Can you write out the whole listing exactly?
BEGIN Data block
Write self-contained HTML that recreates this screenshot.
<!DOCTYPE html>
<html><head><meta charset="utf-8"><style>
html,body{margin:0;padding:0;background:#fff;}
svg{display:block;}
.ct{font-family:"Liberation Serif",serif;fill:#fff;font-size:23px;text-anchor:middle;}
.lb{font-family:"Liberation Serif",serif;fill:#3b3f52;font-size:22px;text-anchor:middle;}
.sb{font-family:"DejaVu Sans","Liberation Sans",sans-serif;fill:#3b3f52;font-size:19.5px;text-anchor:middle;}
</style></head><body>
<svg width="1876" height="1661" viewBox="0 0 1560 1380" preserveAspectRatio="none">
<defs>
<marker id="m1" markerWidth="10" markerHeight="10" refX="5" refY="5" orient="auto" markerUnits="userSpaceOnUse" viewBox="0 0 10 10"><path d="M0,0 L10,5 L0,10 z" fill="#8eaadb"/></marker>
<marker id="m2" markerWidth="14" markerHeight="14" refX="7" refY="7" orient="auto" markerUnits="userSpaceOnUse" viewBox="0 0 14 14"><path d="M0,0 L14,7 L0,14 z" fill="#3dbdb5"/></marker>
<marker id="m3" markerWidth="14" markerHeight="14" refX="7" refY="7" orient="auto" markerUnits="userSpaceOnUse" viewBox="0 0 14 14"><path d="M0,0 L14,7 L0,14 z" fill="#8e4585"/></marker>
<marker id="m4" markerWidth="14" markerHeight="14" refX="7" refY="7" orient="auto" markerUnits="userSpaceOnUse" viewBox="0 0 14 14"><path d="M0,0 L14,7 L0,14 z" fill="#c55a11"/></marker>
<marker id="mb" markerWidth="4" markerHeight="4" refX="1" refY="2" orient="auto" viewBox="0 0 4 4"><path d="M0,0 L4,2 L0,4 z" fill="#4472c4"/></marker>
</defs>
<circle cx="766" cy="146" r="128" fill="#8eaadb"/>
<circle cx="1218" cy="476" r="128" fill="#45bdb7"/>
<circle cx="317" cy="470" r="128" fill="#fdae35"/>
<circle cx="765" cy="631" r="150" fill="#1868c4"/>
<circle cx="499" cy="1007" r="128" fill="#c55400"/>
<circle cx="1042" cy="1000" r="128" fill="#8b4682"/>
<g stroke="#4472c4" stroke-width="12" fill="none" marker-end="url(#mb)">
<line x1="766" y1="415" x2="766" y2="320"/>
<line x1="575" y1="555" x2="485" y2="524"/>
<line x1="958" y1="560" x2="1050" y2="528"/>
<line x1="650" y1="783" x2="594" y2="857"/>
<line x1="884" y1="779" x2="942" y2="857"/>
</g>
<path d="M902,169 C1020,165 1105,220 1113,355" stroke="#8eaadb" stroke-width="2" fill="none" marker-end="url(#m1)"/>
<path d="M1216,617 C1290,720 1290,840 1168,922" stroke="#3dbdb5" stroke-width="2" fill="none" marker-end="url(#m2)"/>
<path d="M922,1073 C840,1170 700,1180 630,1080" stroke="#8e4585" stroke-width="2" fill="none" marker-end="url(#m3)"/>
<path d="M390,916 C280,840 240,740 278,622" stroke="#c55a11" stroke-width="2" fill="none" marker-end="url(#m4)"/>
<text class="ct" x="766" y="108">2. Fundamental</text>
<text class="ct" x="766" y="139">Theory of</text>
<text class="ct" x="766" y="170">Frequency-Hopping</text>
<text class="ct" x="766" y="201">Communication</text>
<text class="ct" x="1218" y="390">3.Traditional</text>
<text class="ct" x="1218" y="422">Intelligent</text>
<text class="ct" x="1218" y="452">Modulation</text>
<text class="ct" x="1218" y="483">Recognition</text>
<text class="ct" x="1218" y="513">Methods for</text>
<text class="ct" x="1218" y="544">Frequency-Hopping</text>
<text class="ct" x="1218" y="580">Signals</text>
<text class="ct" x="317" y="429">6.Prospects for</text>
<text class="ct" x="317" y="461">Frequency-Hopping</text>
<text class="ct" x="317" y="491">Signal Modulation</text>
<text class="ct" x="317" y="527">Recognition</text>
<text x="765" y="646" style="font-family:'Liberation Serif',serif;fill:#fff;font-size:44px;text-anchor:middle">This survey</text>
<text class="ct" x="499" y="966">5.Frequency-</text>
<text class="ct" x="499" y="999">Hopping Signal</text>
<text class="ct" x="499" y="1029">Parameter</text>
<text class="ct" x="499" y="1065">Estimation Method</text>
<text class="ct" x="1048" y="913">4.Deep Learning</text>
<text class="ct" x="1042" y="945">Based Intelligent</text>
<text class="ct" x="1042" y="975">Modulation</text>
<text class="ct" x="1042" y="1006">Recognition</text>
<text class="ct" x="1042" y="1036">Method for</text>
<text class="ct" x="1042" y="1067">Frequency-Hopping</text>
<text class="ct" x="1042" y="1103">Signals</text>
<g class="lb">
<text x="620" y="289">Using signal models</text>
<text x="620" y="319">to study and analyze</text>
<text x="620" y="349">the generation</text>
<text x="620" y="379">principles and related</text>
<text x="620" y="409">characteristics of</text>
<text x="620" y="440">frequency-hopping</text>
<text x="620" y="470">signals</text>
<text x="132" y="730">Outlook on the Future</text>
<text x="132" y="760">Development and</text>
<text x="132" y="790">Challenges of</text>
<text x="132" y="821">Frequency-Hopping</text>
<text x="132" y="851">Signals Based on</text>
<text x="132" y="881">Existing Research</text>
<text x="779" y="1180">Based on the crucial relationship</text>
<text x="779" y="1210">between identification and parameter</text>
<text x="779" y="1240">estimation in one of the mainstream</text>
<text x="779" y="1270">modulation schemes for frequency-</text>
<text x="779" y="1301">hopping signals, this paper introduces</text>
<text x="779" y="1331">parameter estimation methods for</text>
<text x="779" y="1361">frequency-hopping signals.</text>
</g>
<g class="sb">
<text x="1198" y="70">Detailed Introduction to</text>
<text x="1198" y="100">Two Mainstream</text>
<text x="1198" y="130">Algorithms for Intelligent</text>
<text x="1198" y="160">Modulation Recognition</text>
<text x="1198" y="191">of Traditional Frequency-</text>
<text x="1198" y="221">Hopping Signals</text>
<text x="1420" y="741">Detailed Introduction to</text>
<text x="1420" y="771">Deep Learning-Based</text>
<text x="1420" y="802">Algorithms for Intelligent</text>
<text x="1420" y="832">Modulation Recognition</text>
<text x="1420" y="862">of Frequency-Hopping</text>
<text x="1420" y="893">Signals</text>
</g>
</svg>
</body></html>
END Data block
_Response to this exercise:_
Write self-contained HTML that recreates this screenshot.
<!DOCTYPE html>
<html><head><meta charset="utf-8"><style>
html,body{margin:0;padding:0;background:#fff;}
svg{display:block;}
.ct{font-family:"Liberation Serif",serif;fill:#fff;font-size:23px;text-anchor:middle;}
.lb{font-family:"Liberation Serif",serif;fill:#3b3f52;font-size:22px;text-anchor:middle;}
.sb{font-family:"DejaVu Sans","Liberation Sans",sans-serif;fill:#3b3f52;font-size:19.5px;text-anchor:middle;}
</style></head><body>
<svg width="1876" height="1661" viewBox="0 0 1560 1380" preserveAspectRatio="none">
<defs>
<marker id="m1" markerWidth="10" markerHeight="10" refX="5" refY="5" orient="auto" markerUnits="userSpaceOnUse" viewBox="0 0 10 10"><path d="M0,0 L10,5 L0,10 z" fill="#8eaadb"/></marker>
<marker id="m2" markerWidth="14" markerHeight="14" refX="7" refY="7" orient="auto" markerUnits="userSpaceOnUse" viewBox="0 0 14 14"><path d="M0,0 L14,7 L0,14 z" fill="#3dbdb5"/></marker>
<marker id="m3" markerWidth="14" markerHeight="14" refX="7" refY="7" orient="auto" markerUnits="userSpaceOnUse" viewBox="0 0 14 14"><path d="M0,0 L14,7 L0,14 z" fill="#8e4585"/></marker>
<marker id="m4" markerWidth="14" markerHeight="14" refX="7" refY="7" orient="auto" markerUnits="userSpaceOnUse" viewBox="0 0 14 14"><path d="M0,0 L14,7 L0,14 z" fill="#c55a11"/></marker>
<marker id="mb" markerWidth="4" markerHeight="4" refX="1" refY="2" orient="auto" viewBox="0 0 4 4"><path d="M0,0 L4,2 L0,4 z" fill="#4472c4"/></marker>
</defs>
<circle cx="766" cy="146" r="128" fill="#8eaadb"/>
<circle cx="1218" cy="476" r="128" fill="#45bdb7"/>
<circle cx="317" cy="470" r="128" fill="#fdae35"/>
<circle cx="765" cy="631" r="150" fill="#1868c4"/>
<circle cx="499" cy="1007" r="128" fill="#c55400"/>
<circle cx="1042" cy="1000" r="128" fill="#8b4682"/>
<g stroke="#4472c4" stroke-width="12" fill="none" marker-end="url(#mb)">
<line x1="766" y1="415" x2="766" y2="320"/>
<line x1="575" y1="555" x2="485" y2="524"/>
<line x1="958" y1="560" x2="1050" y2="528"/>
<line x1="650" y1="783" x2="594" y2="857"/>
<line x1="884" y1="779" x2="942" y2="857"/>
</g>
<path d="M902,169 C1020,165 1105,220 1113,355" stroke="#8eaadb" stroke-width="2" fill="none" marker-end="url(#m1)"/>
<path d="M1216,617 C1290,720 1290,840 1168,922" stroke="#3dbdb5" stroke-width="2" fill="none" marker-end="url(#m2)"/>
<path d="M922,1073 C840,1170 700,1180 630,1080" stroke="#8e4585" stroke-width="2" fill="none" marker-end="url(#m3)"/>
<path d="M390,916 C280,840 240,740 278,622" stroke="#c55a11" stroke-width="2" fill="none" marker-end="url(#m4)"/>
<text class="ct" x="766" y="108">2. Fundamental</text>
<text class="ct" x="766" y="139">Theory of</text>
<text class="ct" x="766" y="170">Frequency-Hopping</text>
<text class="ct" x="766" y="201">Communication</text>
<text class="ct" x="1218" y="390">3.Traditional</text>
<text class="ct" x="1218" y="422">Intelligent</text>
<text class="ct" x="1218" y="452">Modulation</text>
<text class="ct" x="1218" y="483">Recognition</text>
<text class="ct" x="1218" y="513">Methods for</text>
<text class="ct" x="1218" y="544">Frequency-Hopping</text>
<text class="ct" x="1218" y="580">Signals</text>
<text class="ct" x="317" y="429">6.Prospects for</text>
<text class="ct" x="317" y="461">Frequency-Hopping</text>
<text class="ct" x="317" y="491">Signal Modulation</text>
<text class="ct" x="317" y="527">Recognition</text>
<text x="765" y="646" style="font-family:'Liberation Serif',serif;fill:#fff;font-size:44px;text-anchor:middle">This survey</text>
<text class="ct" x="499" y="966">5.Frequency-</text>
<text class="ct" x="499" y="999">Hopping Signal</text>
<text class="ct" x="499" y="1029">Parameter</text>
<text class="ct" x="499" y="1065">Estimation Method</text>
<text class="ct" x="1048" y="913">4.Deep Learning</text>
<text class="ct" x="1042" y="945">Based Intelligent</text>
<text class="ct" x="1042" y="975">Modulation</text>
<text class="ct" x="1042" y="1006">Recognition</text>
<text class="ct" x="1042" y="1036">Method for</text>
<text class="ct" x="1042" y="1067">Frequency-Hopping</text>
<text class="ct" x="1042" y="1103">Signals</text>
<g class="lb">
<text x="620" y="289">Using signal models</text>
<text x="620" y="319">to study and analyze</text>
<text x="620" y="349">the generation</text>
<text x="620" y="379">principles and related</text>
<text x="620" y="409">characteristics of</text>
<text x="620" y="440">frequency-hopping</text>
<text x="620" y="470">signals</text>
<text x="132" y="730">Outlook on the Future</text>
<text x="132" y="760">Development and</text>
<text x="132" y="790">Challenges of</text>
<text x="132" y="821">Frequency-Hopping</text>
<text x="132" y="851">Signals Based on</text>
<text x="132" y="881">Existing Research</text>
<text x="779" y="1180">Based on the crucial relationship</text>
<text x="779" y="1210">between identification and parameter</text>
<text x="779" y="1240">estimation in one of the mainstream</text>
<text x="779" y="1270">modulation schemes for frequency-</text>
<text x="779" y="1301">hopping signals, this paper introduces</text>
<text x="779" y="1331">parameter estimation methods for</text>
<text x="779" y="1361">frequency-hopping signals.</text>
</g>
<g class="sb">
<text x="1198" y="70">Detailed Introduction to</text>
<text x="1198" y="100">Two Mainstream</text>
<text x="1198" y="130">Algorithms for Intelligent</text>
<text x="1198" y="160">Modulation Recognition</text>
<text x="1198" y="191">of Traditional Frequency-</text>
<text x="1198" y="221">Hopping Signals</text>
<text x="1420" y="741">Detailed Introduction to</text>
<text x="1420" y="771">Deep Learning-Based</text>
<text x="1420" y="802">Algorithms for Intelligent</text>
<text x="1420" y="832">Modulation Recognition</text>
<text x="1420" y="862">of Frequency-Hopping</text>
<text x="1420" y="893">Signals</text>
</g>
</svg>
</body></html>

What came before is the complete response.